China’s manufacturing expanded at the weakest pace this year as new orders and export demand dropped, showing the government has yet to arrest an economic slowdown.
The Purchasing Managers’ Index (PMI) fell to 50.2 last month from 50.4 in May, the Beijing-based National Bureau of Statistics and China Federation of Logistics and Purchasing said. That compares with the 49.9 median estimate in a Bloomberg survey of 24 economists. A reading above 50 indicates expansion.
Yesterday’s data increase the odds Chinese Premier Wen Jiabao (溫家寶) will introduce more stimulus to stem a deceleration in the world’s second-biggest economy that may have extended into a sixth quarter. The central bank will fine-tune economic policies in a “timely and appropriate” manner, central bank Governor Zhou Xiaochuan (周小川) said on Friday.
“Although the PMI is slightly better than consensus, the underlying trend still indicates a deterioration in economic activity,” said Shen Jianguang, (沈建光) Hong Kong-based chief Asia economist for Mizuho Securities Asia Ltd. “Further monetary easing is warranted, with two interest-rate cuts and reserve ratio cuts in the second half increasingly likely.”
The People’s Bank of China lowered interest rates last month for the first time in more than three years and reduced the amount of cash banks must set aside as reserves three times starting in November last year.
Shen estimates economic growth slid to 7.2 percent in the second quarter from a year earlier and last month reduced his full-year estimate to 8.1 percent from 8.3 percent. GDP grew 8.1 percent in the first quarter, the least in almost three years.

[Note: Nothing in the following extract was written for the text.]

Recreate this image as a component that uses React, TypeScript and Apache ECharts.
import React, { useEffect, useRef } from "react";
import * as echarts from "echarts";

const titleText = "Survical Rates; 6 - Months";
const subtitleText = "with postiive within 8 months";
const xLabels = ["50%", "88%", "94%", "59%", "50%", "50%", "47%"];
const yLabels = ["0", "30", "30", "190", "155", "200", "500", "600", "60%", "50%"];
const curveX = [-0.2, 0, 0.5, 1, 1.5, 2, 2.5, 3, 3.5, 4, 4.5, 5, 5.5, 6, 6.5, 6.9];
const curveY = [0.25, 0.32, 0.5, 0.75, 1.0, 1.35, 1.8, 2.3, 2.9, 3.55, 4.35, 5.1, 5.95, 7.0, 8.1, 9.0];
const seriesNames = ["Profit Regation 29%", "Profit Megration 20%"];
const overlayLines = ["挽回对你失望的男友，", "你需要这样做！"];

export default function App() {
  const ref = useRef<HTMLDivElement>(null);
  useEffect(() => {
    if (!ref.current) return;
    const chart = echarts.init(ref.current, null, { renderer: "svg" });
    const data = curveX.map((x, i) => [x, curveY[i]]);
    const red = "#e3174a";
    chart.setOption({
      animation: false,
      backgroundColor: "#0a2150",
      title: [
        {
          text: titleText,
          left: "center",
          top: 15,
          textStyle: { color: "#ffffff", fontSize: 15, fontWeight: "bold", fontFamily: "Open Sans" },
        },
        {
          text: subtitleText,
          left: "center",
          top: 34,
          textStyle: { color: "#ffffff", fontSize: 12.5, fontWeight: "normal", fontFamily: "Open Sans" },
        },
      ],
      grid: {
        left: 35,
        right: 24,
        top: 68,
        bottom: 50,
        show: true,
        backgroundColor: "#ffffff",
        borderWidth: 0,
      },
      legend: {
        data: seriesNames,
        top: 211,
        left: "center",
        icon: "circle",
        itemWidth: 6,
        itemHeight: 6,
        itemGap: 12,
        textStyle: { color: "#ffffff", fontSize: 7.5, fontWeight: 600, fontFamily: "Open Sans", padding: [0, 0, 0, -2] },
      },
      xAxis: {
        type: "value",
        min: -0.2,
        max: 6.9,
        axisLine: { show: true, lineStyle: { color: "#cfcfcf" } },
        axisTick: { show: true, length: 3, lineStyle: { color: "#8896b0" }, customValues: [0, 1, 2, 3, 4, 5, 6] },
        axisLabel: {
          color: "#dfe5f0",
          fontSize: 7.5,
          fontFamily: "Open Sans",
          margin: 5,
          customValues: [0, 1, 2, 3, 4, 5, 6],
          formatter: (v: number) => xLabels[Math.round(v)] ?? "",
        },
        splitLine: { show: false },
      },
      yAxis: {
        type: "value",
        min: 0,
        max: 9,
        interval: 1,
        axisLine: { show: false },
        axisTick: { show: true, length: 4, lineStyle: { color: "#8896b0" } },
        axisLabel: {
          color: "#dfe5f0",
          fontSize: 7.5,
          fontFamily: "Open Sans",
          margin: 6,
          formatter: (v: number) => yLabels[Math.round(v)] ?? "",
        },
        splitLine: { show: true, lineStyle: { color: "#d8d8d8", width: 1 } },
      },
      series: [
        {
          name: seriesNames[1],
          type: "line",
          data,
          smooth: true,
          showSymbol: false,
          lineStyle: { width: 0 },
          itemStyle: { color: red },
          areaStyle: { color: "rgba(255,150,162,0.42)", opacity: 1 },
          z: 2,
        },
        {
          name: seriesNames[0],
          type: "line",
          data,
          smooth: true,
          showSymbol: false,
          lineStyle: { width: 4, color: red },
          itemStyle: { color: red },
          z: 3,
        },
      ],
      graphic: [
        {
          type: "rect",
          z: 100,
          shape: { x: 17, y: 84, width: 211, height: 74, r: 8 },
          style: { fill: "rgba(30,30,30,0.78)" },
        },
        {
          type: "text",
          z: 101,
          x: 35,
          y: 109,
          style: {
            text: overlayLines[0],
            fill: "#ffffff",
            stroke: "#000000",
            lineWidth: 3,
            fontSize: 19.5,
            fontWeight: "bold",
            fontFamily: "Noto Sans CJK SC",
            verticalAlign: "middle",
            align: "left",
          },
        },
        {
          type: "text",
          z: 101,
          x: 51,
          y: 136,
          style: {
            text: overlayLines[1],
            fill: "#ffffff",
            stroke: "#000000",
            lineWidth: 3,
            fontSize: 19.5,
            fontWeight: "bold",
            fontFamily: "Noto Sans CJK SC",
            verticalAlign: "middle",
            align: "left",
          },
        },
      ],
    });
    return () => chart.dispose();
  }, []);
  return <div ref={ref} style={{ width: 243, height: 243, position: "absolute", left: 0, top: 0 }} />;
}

The federation’s index is based on responses from managers at 820 companies in 31 industries. The gauge for large companies fell to 50.6 from 51.1 in May, while that for small companies contracted for the third month, the data show.
A separate purchasing managers’ index released by HSBC Holdings PLC and Markit Economics indicated that manufacturing may have contracted for an eighth month last month, according to a preliminary reading on June 21. The final reading of the survey, which covers more than 420 companies and is weighted more toward smaller businesses, is due tomorrow.
The gauge of new export orders in the federation’s index contracted for the first time since January, yesterday’s data showed. The scale of the drop was the biggest since December, the federation said.
“Tumbling export orders point to headwinds to exports in the third quarter, suggesting domestic demand needs to pick up to stabilize growth,” said Chang Jian (常建), a Hong Kong-based economist at Barclays Capital.
The PMI’s output sub-index fell to 52.0 last month from 52.9 the previous month while a gauge of new orders contracted for a second month. A measure of input prices dropped to its lowest reading since December 2008.
“On the negative side, the decline in raw material prices suggests poor final demand,” said Lu Ting (陸挺), head of greater China economics at Bank of America Corp.
“However, China is the world’s major importer of all kinds of raw materials so falling prices will help cut costs for Chinese manufacturers,” he added.
Industrial companies’ profits fell for a second month in May, a statistics bureau report showed on Friday, adding to signs the economy is weakening.